This is a list of essays, articles, and posts about the implications of strong cryptography for society. Many were written decades ago, when cryptography was just starting to become widely available in mainstream systems.
An asterisk (*) indicates that the resource may be (lightly) technical.
The Crypto-Anarchist Manifesto (Timothy C. May, 1988)
- A very short manifesto instrumental in kicking off the crypto-anarchist movement. Predicts many of the potential implications of strong cryptography becoming widely available.
True Nyms and Crypto Anarchy (Timothy C. May, 1996)
- A longer essay by May on the potential social, political, and economic effects of cryptography.
Why I Wrote PGP (Philip Zimmermann, 1991 / updated 1999)
- Originally written by Philip Zimmermann, the author of the PGP (Pretty Good Privacy) encryption program, during the Crypto Wars of the 90s.

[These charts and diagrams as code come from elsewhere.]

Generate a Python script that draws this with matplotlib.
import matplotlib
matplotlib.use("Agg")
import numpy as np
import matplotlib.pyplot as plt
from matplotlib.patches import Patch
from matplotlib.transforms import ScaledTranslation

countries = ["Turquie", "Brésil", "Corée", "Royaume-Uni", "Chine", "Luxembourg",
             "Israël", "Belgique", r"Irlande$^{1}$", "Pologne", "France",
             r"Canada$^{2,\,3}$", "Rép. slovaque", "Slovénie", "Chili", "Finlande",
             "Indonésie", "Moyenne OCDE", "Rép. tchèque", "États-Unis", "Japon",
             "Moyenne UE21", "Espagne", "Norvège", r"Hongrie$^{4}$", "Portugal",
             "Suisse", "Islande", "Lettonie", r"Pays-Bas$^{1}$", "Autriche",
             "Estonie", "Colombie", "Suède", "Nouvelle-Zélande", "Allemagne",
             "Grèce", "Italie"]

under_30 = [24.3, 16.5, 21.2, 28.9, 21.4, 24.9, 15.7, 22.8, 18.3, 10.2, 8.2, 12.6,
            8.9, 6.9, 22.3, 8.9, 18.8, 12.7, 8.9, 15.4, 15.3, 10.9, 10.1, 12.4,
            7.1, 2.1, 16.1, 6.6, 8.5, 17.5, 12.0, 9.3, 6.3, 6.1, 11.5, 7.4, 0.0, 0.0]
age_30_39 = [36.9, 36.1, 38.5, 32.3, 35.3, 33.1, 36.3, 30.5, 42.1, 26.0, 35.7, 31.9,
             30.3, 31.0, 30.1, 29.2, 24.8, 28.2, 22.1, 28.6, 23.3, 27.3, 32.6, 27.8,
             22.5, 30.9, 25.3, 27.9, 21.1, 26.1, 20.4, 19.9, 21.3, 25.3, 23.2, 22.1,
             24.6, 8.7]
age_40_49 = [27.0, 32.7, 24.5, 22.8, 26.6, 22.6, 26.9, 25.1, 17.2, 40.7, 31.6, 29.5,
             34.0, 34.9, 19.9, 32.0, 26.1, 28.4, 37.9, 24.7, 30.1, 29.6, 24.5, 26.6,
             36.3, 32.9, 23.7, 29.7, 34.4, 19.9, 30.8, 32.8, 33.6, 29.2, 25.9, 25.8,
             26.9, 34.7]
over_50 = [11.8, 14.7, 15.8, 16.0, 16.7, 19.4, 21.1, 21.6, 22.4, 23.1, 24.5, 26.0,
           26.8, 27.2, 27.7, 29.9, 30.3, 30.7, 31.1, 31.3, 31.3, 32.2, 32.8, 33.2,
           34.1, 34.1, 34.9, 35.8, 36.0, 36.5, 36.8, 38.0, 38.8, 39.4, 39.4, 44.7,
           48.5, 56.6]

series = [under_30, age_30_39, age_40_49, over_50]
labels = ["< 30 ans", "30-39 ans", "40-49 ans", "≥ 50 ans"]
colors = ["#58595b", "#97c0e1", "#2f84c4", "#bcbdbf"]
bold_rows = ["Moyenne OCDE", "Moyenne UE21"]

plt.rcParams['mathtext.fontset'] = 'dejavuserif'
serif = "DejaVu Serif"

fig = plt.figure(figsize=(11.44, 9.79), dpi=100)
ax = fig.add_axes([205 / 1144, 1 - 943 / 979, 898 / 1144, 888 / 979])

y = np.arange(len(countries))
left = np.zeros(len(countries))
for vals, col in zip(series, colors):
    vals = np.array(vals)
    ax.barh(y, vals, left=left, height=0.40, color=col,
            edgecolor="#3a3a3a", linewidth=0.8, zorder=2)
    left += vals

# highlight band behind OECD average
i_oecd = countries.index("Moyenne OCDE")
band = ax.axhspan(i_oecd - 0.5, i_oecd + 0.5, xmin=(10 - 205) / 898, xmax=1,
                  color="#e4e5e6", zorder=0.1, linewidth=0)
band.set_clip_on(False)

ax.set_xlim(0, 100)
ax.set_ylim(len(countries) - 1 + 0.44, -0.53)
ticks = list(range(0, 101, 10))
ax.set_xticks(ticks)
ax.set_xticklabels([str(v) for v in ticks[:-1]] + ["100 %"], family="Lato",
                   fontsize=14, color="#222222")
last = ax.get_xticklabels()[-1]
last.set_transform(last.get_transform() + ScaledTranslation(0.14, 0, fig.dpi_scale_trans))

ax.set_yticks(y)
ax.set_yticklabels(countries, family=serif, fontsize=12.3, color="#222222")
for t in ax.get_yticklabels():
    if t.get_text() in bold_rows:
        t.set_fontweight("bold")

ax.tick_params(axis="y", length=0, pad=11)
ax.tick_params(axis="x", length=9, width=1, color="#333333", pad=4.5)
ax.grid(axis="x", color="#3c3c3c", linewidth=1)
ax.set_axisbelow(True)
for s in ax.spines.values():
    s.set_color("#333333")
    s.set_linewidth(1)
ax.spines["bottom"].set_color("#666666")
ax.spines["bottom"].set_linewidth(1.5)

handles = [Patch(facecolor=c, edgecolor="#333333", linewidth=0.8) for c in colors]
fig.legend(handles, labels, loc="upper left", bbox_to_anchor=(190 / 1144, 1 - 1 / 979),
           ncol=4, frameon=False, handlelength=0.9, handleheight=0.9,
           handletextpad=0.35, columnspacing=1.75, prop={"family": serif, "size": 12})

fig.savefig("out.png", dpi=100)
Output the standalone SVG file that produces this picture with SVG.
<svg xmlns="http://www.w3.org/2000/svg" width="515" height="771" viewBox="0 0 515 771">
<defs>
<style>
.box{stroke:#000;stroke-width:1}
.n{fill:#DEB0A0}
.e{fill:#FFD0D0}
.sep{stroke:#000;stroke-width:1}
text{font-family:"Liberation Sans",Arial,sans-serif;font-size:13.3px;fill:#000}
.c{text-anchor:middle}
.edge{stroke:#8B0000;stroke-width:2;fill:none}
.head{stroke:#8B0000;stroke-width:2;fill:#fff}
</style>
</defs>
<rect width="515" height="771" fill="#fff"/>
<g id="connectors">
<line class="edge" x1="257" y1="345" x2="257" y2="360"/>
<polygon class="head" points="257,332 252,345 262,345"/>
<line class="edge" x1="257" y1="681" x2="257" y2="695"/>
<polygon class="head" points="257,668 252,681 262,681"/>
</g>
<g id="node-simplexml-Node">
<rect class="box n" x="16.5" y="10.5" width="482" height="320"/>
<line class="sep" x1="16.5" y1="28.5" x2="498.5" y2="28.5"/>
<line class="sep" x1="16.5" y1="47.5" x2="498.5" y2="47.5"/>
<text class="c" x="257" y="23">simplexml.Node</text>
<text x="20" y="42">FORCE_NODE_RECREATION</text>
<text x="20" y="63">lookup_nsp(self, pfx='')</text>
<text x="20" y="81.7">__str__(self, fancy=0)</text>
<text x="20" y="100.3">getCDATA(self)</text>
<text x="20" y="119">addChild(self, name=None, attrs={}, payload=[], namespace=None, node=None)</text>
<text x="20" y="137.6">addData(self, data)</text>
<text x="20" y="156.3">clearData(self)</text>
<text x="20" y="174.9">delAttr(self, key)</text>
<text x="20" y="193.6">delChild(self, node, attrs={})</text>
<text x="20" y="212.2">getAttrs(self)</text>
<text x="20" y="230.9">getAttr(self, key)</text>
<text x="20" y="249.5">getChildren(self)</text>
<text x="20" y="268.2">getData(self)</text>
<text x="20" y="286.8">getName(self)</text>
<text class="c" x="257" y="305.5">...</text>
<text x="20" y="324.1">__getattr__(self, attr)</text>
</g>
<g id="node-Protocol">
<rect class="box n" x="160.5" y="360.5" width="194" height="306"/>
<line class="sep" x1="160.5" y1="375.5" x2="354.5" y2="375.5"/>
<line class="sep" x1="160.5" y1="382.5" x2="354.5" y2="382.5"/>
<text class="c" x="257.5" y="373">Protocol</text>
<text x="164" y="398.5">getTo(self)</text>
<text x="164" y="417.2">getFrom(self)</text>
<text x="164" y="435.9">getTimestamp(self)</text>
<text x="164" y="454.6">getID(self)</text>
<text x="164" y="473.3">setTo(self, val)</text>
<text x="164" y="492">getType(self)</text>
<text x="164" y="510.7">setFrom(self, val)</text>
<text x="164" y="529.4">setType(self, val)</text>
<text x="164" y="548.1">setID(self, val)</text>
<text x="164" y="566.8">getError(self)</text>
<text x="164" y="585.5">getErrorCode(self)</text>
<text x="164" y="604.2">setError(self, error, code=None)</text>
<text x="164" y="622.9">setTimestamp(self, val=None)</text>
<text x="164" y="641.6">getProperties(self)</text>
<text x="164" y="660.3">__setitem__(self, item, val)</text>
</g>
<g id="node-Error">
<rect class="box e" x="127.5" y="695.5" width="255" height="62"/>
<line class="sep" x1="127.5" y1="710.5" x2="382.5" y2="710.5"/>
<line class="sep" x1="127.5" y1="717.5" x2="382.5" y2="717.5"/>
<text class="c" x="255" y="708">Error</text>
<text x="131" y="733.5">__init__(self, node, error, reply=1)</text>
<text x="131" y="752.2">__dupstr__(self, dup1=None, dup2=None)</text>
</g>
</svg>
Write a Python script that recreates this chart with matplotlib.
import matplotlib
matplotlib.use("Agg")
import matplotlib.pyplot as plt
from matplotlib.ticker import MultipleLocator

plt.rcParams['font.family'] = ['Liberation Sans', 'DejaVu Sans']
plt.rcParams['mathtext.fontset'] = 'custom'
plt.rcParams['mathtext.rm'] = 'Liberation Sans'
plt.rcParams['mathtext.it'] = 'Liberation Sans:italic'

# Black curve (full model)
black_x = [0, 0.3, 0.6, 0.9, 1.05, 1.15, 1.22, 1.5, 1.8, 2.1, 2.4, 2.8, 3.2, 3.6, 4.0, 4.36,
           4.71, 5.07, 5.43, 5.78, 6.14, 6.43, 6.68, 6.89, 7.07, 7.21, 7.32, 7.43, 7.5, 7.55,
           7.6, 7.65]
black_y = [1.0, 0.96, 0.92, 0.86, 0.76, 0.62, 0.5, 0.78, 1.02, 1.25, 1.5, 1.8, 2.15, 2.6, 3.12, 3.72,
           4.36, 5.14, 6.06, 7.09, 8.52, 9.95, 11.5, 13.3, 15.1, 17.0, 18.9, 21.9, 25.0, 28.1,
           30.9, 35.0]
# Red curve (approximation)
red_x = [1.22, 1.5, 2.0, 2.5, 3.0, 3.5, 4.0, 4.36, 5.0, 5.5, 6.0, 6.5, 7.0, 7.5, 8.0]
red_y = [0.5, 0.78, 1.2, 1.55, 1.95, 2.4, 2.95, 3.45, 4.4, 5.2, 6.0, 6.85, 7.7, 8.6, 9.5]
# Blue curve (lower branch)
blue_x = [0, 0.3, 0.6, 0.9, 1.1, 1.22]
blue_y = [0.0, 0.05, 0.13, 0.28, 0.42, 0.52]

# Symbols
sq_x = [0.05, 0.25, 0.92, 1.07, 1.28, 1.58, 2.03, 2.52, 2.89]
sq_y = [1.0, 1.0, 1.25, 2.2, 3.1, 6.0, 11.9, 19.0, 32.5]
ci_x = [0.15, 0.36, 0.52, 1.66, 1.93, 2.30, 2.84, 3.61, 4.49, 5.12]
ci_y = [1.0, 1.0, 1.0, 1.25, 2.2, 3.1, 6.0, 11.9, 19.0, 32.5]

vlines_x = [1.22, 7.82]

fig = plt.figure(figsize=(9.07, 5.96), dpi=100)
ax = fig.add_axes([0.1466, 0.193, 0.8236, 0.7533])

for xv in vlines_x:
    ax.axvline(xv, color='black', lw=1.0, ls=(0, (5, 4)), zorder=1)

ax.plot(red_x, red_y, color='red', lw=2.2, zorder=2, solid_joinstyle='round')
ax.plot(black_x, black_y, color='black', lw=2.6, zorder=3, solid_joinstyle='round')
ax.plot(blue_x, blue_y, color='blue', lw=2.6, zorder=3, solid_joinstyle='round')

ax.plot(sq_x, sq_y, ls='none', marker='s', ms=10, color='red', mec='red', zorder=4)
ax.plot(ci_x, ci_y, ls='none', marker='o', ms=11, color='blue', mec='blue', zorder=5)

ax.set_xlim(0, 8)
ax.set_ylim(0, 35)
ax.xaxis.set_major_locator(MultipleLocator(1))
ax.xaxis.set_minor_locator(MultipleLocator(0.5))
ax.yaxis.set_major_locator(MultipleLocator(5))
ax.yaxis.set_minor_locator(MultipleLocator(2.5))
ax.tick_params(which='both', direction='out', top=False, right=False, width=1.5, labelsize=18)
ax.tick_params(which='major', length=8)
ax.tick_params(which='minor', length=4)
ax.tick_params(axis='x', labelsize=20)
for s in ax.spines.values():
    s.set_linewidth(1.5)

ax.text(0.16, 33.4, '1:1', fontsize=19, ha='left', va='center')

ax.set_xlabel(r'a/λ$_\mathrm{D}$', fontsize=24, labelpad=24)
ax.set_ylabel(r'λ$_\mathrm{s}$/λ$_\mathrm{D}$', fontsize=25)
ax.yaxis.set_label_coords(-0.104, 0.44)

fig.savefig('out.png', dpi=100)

At the time, the US government was seeking to curtail the use of privacy-preserving technologies such as strong encryption.
- Zimmermann addresses the “nothing to hide” argument with an argument for why privacy is a fundamental right, and outlines a strategy in which creating a norm of privacy for digital communications may prevent government overreach. This high-level strategy is still echoed in today’s decentralized tech movements.
- This essay inspired Zooko Wilcox to found ZCash, a cryptocurrency with strong privacy guarantees. Zooko’s initial announcement of ZCash also makes a great case for privacy as a default.
The Idea of Smart Contracts (Nick Szabo, 1997)
- Nick Szabo outlines the idea of arbitrarily programmable contracts realized via software.
*B-Money (Wei Dai, 1998)
- An early attempt at a proposal for a Bitcoin-like system. Outlines the idea of proof-of-work and other core concepts eventually implemented in Bitcoin.
- Question: Why is Wei Dai’s B-Money proposal insufficient as “unstoppable digital cash?”
*Original mailing list posts by Satoshi Nakamoto (and responses here) (Satoshi Nakamoto, 2008)
- Satoshi’s original posts introducing Bitcoin on the Cryptography mailing list.
The Moral Character of Cryptographic Work (Philip Rogaway, 2015)
- An argument that cryptography research and development should be considered more than just abstract theorizing.
- “Cryptography rearranges power: it configures who can do what, from what. This makes cryptography an inherently political tool, and it confers on the field an intrinsically moral dimension… I plead for a reinvention of our disciplinary culture to attend not only to puzzles and math, but, also, to the societal implications of our work.”